PULLMAN, Wash. - Research led by scientists at Washington State University has revealed insights on how plants form a microscopic landscape of proteins crucial to photosynthesis, the basis of Earth's food and energy chain.
The discovery provides a new view of the molecular engine that converts sunlight into bioenergy and could enable future fine-tuning of crops for higher yields and other useful traits.
Colleagues at WSU, the University of Texas at Austin, and the Weizmann Institute of Science in Israel used a novel, technology-powered approach to peer inside plant leaf cells and visualize the landscape of the photosynthetic membrane - the ribbon-like structure where plants harvest sunlight. The findings were recently published in the journal Science Advances.
"These membranes are highly efficient biological solar cells," said the study's principal investigator and corresponding author, Helmut Kirchhoff. "They convert sunlight energy into chemical energy that fuels not only the plant's metabolism but that of most life on Earth."
The photosynthetic membrane derives its structure and function from a handful of crucial protein complexes - linked groups of proteins that do the work of energy conversion.
Using model plants in the mustard family, Kirchhoff's team used advanced electron microscopy to create virtual representations of how those proteins organize as part of the membrane. They found that the precise size and mix of proteins are crucial to determining their arrangement, a key factor in energy conversion.

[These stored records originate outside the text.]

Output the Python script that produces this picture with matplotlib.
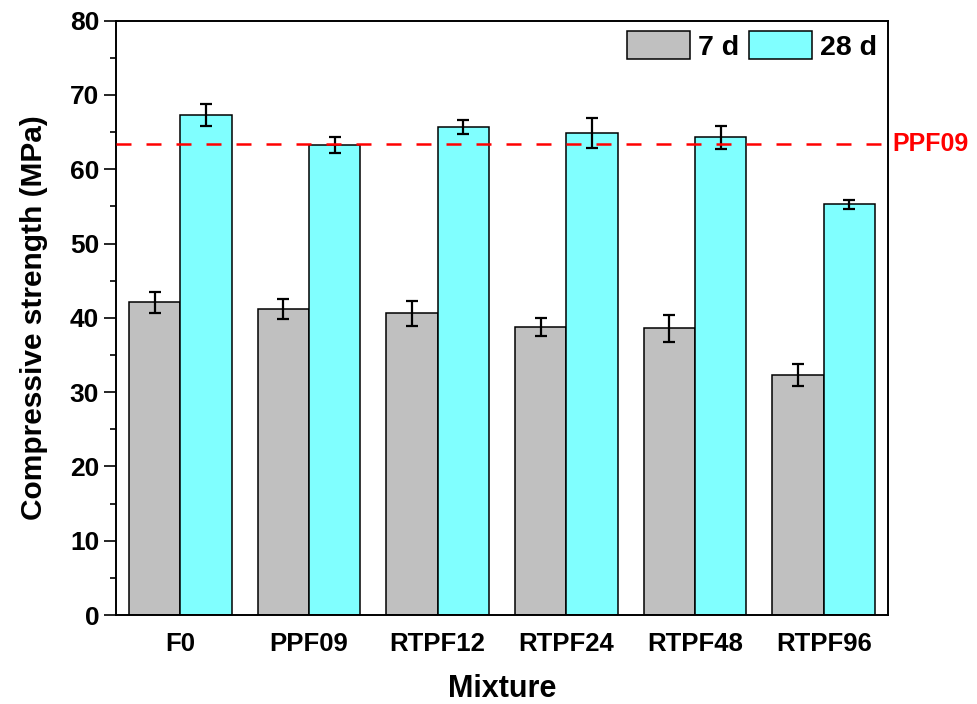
#import
import matplotlib
matplotlib.use("Agg")
import matplotlib.pyplot as plt
from matplotlib.ticker import MultipleLocator
import numpy as np

plt.rcParams['font.family'] = ['Liberation Sans', 'DejaVu Sans']
plt.rcParams['font.weight'] = 'bold'

#data
mixtures = ["F0", "PPF09", "RTPF12", "RTPF24", "RTPF48", "RTPF96"]
strength_7d = [42.1, 41.2, 40.6, 38.8, 38.6, 32.3]
err_7d = [1.4, 1.3, 1.7, 1.2, 1.85, 1.5]
strength_28d = [67.3, 63.3, 65.7, 64.9, 64.3, 55.3]
err_28d = [1.5, 1.1, 1.0, 2.0, 1.55, 0.6]
ppf09_ref = 63.4

#plot
fig = plt.figure(figsize=(9.77, 7.04), dpi=100)
ax = fig.add_axes([0.1187, 0.1264, 0.7902, 0.8442])

x = np.arange(1, len(mixtures) + 1)
w = 0.4
err_kw = dict(ecolor='black', elinewidth=1.6, capsize=4.4, capthick=1.6)
ax.bar(x - w / 2, strength_7d, w, yerr=err_7d, color='#C0C0C0', edgecolor='black',
       linewidth=1.1, label='7 d', error_kw=err_kw, zorder=2)
ax.bar(x + w / 2, strength_28d, w, yerr=err_28d, color='#80FFFF', edgecolor='black',
       linewidth=1.1, label='28 d', error_kw=err_kw, zorder=2)

ax.axhline(ppf09_ref, color='red', lw=1.8, linestyle=(0, (6, 6)), zorder=3)
ax.text(1.006, ppf09_ref, "PPF09", color='red', fontsize=18, fontweight='bold',
        va='center', ha='left', transform=ax.get_yaxis_transform(), clip_on=False)

#axes
ax.set_xlim(0.5, 6.5)
ax.set_ylim(0, 80)
ax.set_xticks(x)
ax.set_xticklabels(mixtures)
ax.yaxis.set_major_locator(MultipleLocator(10))
ax.yaxis.set_minor_locator(MultipleLocator(5))
ax.tick_params(axis='y', which='major', direction='out', length=8.6, width=1.2, labelsize=19)
ax.tick_params(axis='y', which='minor', direction='out', length=4.3, width=1.2)
ax.tick_params(axis='x', length=0, labelsize=18.5, pad=12)
for s in ax.spines.values():
    s.set_linewidth(1.4)

ax.set_xlabel("Mixture", fontsize=22, fontweight='bold', labelpad=13)
ax.set_ylabel("Compressive strength (MPa)", fontsize=21.5, fontweight='bold', labelpad=16)

ax.legend(loc='upper right', ncol=2, frameon=False, fontsize=20.5,
          handlelength=2.2, handleheight=1.15, handletextpad=0.3,
          columnspacing=0.35, borderaxespad=0.12, borderpad=0.25)

#save
fig.savefig("out.png", dpi=100)
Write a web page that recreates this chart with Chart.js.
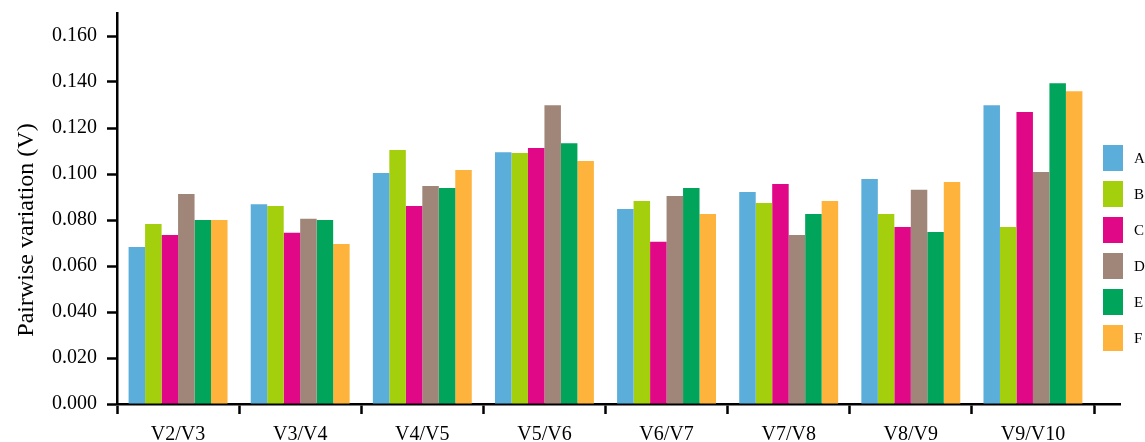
<!DOCTYPE html>
<html>
<head>
<meta charset="utf-8">
<script src="https://cdn.jsdelivr.net/npm/chart.js@4.4.0/dist/chart.umd.min.js"></script>
<style>
  html, body { margin: 0; padding: 0; background: #ffffff; }
  #wrap { width: 1145px; height: 442px; }
</style>
</head>
<body>
<div id="wrap"><canvas id="c" width="1145" height="442"></canvas></div>
<script>
// Pairwise variation (V) per reference-gene set comparison
const categories = ['V2/V3', 'V3/V4', 'V4/V5', 'V5/V6', 'V6/V7', 'V7/V8', 'V8/V9', 'V9/V10'];
const seriesNames = ['A', 'B', 'C', 'D', 'E', 'F'];

const seriesA = [0.0683, 0.0869, 0.1004, 0.1095, 0.0848, 0.0922, 0.0978, 0.1299];
const seriesB = [0.0783, 0.0861, 0.1104, 0.1091, 0.0883, 0.0874, 0.0826, 0.0770];
const seriesC = [0.0735, 0.0745, 0.0861, 0.1113, 0.0705, 0.0957, 0.0770, 0.1270];
const seriesD = [0.0913, 0.0805, 0.0948, 0.1299, 0.0904, 0.0735, 0.0931, 0.1009];
const seriesE = [0.0800, 0.0800, 0.0939, 0.1134, 0.0939, 0.0826, 0.0748, 0.1395];
const seriesF = [0.0800, 0.0696, 0.1017, 0.1057, 0.0826, 0.0883, 0.0965, 0.1360];

const yTickValues = [0, 0.02, 0.04, 0.06, 0.08, 0.10, 0.12, 0.14, 0.16];
const yAxisTitle = 'Pairwise variation (V)';

const seriesColors = ['#5BADDA', '#A3CF0C', '#E00886', '#A08678', '#00A55B', '#FEB33C'];
const allSeries = [seriesA, seriesB, seriesC, seriesD, seriesE, seriesF];

const SERIF = '"Liberation Serif", "Times New Roman", serif';

// Axis title, legend and the right-hand stub of the x axis line
const decorations = {
  id: 'decorations',
  afterDraw(chart) {
    const ctx = chart.ctx;
    const area = chart.chartArea;
    const xs = chart.scales.x;
    ctx.save();
    // x axis line continues a little past the last category
    ctx.strokeStyle = '#000';
    ctx.lineWidth = 2.5;
    ctx.beginPath();
    ctx.moveTo(area.right - 1, xs.top + 0.25);
    ctx.lineTo(1121, xs.top + 0.25);
    ctx.stroke();

    // rotated y axis title
    ctx.fillStyle = '#000';
    ctx.font = '24px ' + SERIF;
    ctx.textAlign = 'center';
    ctx.textBaseline = 'middle';
    ctx.translate(27, 230);
    ctx.rotate(-Math.PI / 2);
    ctx.fillText(yAxisTitle, 0, 0);
    ctx.restore();

    // legend
    ctx.save();
    ctx.font = '15px ' + SERIF;
    ctx.textAlign = 'left';
    ctx.textBaseline = 'middle';
    chart.data.datasets.forEach((ds, i) => {
      const y = 145 + i * 36;
      ctx.fillStyle = ds.backgroundColor;
      ctx.fillRect(1103, y, 20, 26);
      ctx.fillStyle = '#000';
      ctx.fillText(ds.label, 1134, y + 14);
    });
    ctx.restore();
  }
};

new Chart(document.getElementById('c'), {
  type: 'bar',
  data: {
    labels: categories,
    datasets: seriesNames.map((name, i) => ({
      label: name,
      data: allSeries[i],
      backgroundColor: seriesColors[i],
      borderWidth: 0,
      categoryPercentage: 0.81,
      barPercentage: 1.0
    }))
  },
  options: {
    responsive: false,
    animation: false,
    devicePixelRatio: 1,
    layout: { padding: { top: 13, right: 51, left: 0, bottom: 0 } },
    plugins: {
      legend: { display: false },
      tooltip: { enabled: false }
    },
    scales: {
      x: {
        grid: {
          offset: true,
          drawOnChartArea: false,
          drawTicks: true,
          tickLength: 10,
          tickWidth: 2.5,
          tickColor: '#000'
        },
        border: { display: true, color: '#000', width: 2.5 },
        ticks: {
          color: '#000',
          font: { family: SERIF, size: 20 },
          padding: 9,
          maxRotation: 0,
          autoSkip: false
        },
        afterFit(scale) {
          scale.height = 38;
          scale.paddingLeft = 0;
          scale.paddingRight = 0;
        }
      },
      y: {
        min: 0,
        max: 0.17,
        grid: {
          drawOnChartArea: false,
          drawTicks: true,
          tickLength: 10,
          tickWidth: 2.5,
          tickColor: '#000'
        },
        border: { display: true, color: '#000', width: 2.5 },
        ticks: {
          color: '#000',
          font: { family: SERIF, size: 20 },
          padding: 10,
          callback: (v) => Number(v).toFixed(3)
        },
        afterBuildTicks(scale) {
          scale.ticks = yTickValues.map(v => ({ value: v }));
        },
        afterFit(scale) {
          scale.width = 117;
          scale.paddingTop = 0;
          scale.paddingBottom = 0;
        }
      }
    }
  },
  plugins: [decorations]
});
</script>
</body>
</html>
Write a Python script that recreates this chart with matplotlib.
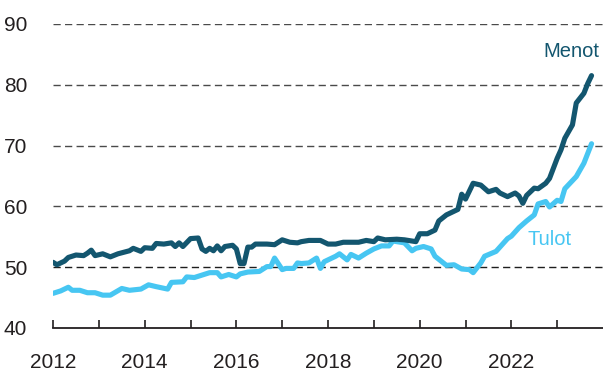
import matplotlib
matplotlib.use("Agg")
from matplotlib import pyplot as plt

# kuukausi tammikuusta 2012 alkaen (0 = 1/2012)
menot_kk = [0, 1, 3, 4, 6, 8, 9, 10, 11, 13, 15, 17, 20, 21, 23, 24, 26, 27, 29, 31,
            32, 33, 34, 36, 38, 39, 40, 41, 42, 43, 44, 45, 47, 48, 49, 50, 51, 52, 53, 56,
            58, 60, 62, 64, 65, 67, 70, 72, 74, 76, 80, 82, 84, 85, 87, 90, 92, 95, 96, 98,
            100, 101, 103, 106, 107, 108, 110, 112, 114, 116, 117, 119, 121, 122, 123, 124,
            126, 127, 129, 130, 132, 133, 134, 136, 137, 139, 140, 141]
menot = [50.8, 50.4, 51.0, 51.6, 52.0, 51.9, 52.3, 52.8, 51.9, 52.2, 51.7, 52.2, 52.7, 53.1,
         52.6, 53.2, 53.1, 53.9, 53.8, 54.0, 53.4, 54.0, 53.4, 54.7, 54.8, 53.0, 52.6, 53.1,
         52.7, 53.5, 52.7, 53.4, 53.6, 53.0, 50.6, 50.6, 53.3, 53.3, 53.8, 53.8, 53.7, 54.5,
         54.1, 54.0, 54.2, 54.4, 54.4, 53.8, 53.8, 54.1, 54.1, 54.4, 54.2, 54.8, 54.5, 54.6,
         54.5, 54.2, 55.5, 55.5, 56.1, 57.6, 58.6, 59.5, 62.0, 61.2, 63.8, 63.5, 62.4, 62.8,
         62.2, 61.6, 62.2, 61.7, 60.5, 61.8, 63.0, 62.9, 63.8, 64.6, 67.9, 69.3, 71.2, 73.4,
         77.0, 78.6, 80.2, 81.5]

tulot_kk = [0, 2, 4, 5, 7, 9, 11, 13, 15, 18, 20, 23, 25, 27, 30, 31, 34, 35, 37, 39,
            41, 43, 44, 46, 48, 49, 51, 54, 56, 57, 58, 60, 61, 63, 64, 65, 67, 69, 70, 71,
            74, 75, 77, 78, 80, 82, 84, 86, 88, 89, 92, 94, 95, 97, 99, 100, 103, 105, 107,
            109, 110, 112, 113, 116, 117, 119, 120, 122, 124, 126, 127, 129, 130, 132, 133,
            134, 137, 139, 141]
tulot = [45.7, 46.1, 46.7, 46.2, 46.2, 45.8, 45.8, 45.4, 45.4, 46.5, 46.2, 46.4, 47.1, 46.8,
         46.4, 47.5, 47.6, 48.4, 48.3, 48.7, 49.1, 49.1, 48.4, 48.8, 48.4, 48.9, 49.2, 49.3,
         50.1, 50.1, 51.5, 49.6, 49.8, 49.8, 50.7, 50.6, 50.7, 51.5, 49.8, 50.9, 51.8, 52.2,
         51.2, 52.1, 51.5, 52.3, 53.0, 53.5, 53.5, 54.3, 54.0, 52.7, 53.1, 53.4, 53.0, 51.8,
         50.3, 50.4, 49.7, 49.6, 49.1, 50.7, 51.8, 52.6, 53.3, 54.7, 55.1, 56.5, 57.6, 58.6,
         60.4, 60.8, 59.9, 61.0, 60.8, 62.9, 64.9, 67.1, 70.3]

vuodet = list(range(2012, 2024))
y_tikit = [40, 50, 60, 70, 80, 90]

tumma = "#13566f"
vaalea = "#47c6f2"
teksti = "#231f20"

plt.rcParams["font.family"] = ["Liberation Sans", "DejaVu Sans"]

fig = plt.figure(figsize=(6.03, 3.74), dpi=100)
ax = fig.add_axes([0.088, 0.123, 0.912, 0.813])

x_menot = [2012 + k / 12 for k in menot_kk]
x_tulot = [2012 + k / 12 for k in tulot_kk]

# katkoviivaiset apuviivat, 50:n kohdalla tummempi
for y in y_tikit[1:]:
    ax.axhline(y, color="#1e1e1e" if y == 50 else "#4a4a4a", lw=1.0,
               dashes=(5.2, 3.1), zorder=1)

ax.plot(x_tulot, tulot, color=vaalea, lw=3.7, solid_joinstyle="round",
        solid_capstyle="round", zorder=3)
ax.plot(x_menot, menot, color=tumma, lw=3.7, solid_joinstyle="round",
        solid_capstyle="round", zorder=4)

ax.text(2023.93, 85.4, "Menot", color=tumma, fontsize=14.5, ha="right", va="center")
ax.text(2022.84, 54.5, "Tulot", color=vaalea, fontsize=14.5, ha="center", va="center")

ax.set_xlim(2012, 2024)
ax.set_ylim(40, 90)

ax.set_xticks(vuodet)
ax.set_xticklabels([str(v) if v % 2 == 0 else "" for v in vuodet])
ax.set_yticks(y_tikit)
ax.tick_params(axis="x", direction="in", length=6, width=1.2, color=teksti,
               pad=18, labelsize=15, labelcolor=teksti)
ax.tick_params(axis="y", length=0, pad=18.5, labelsize=15, labelcolor=teksti)

for s in ["top", "right", "left"]:
    ax.spines[s].set_visible(False)
ax.spines["bottom"].set_color(teksti)
ax.spines["bottom"].set_linewidth(1.3)

fig.savefig("out.png", dpi=100)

"At the molecular scale, structure determines function," Kirchhoff said. Structural organization of proteins in the membrane controls how well electron-carrying molecules can flow through it or how easily damaged proteins can be repaired. Such factors affect the efficiency, creating downstream impacts on seed yield and plant performance.
Kirchhoff compares these intracellular landscapes to forests: some are wild and chaotic, seemingly growing at random, while others are more precisely arranged like a tree plantation. Each configuration has functional trade-offs.
There is potential here for advances in agriculture. By influencing these protein landscapes, we could fine-tune the yield of crops for a certain environment.
Helmut Kirchhoff, professor
Washington State University
"There is potential here for advances in agriculture," Kirchhoff said. "By influencing these protein landscapes, we could fine-tune the yield of crops for a certain environment."
The scientists drew on a wide range of disciplines, from quantitative biology to computer science, and technologies like cryo-electron microscopy, which provides a nanoscale view of structures inside cells, to picture the molecular landscapes. Kirchhoff describes their approach as an analytical pipeline that other scientists can use to further study the cellular protein landscape.
The team's use of intact leaves, rather than processed cellular material, was also novel.
"We preserved the natural structure," Kirchhoff said. "We wanted to understand it in its native, living context."
The project was funded by the U.S. National Science Foundation, the United States-Israel Binational Science Foundation, and the U.S. Department of Energy.
The researchers are now developing virtual protein landscape models and launching experiments to determine how different light conditions influence the landscapes' structural development. Kirchhoff plans to use the new pipeline to visualize and analyze protein landscapes from plants grown under stress or with genetic mutations.
"We want to better understand the molecular players that control them," he said. "This is a starting point."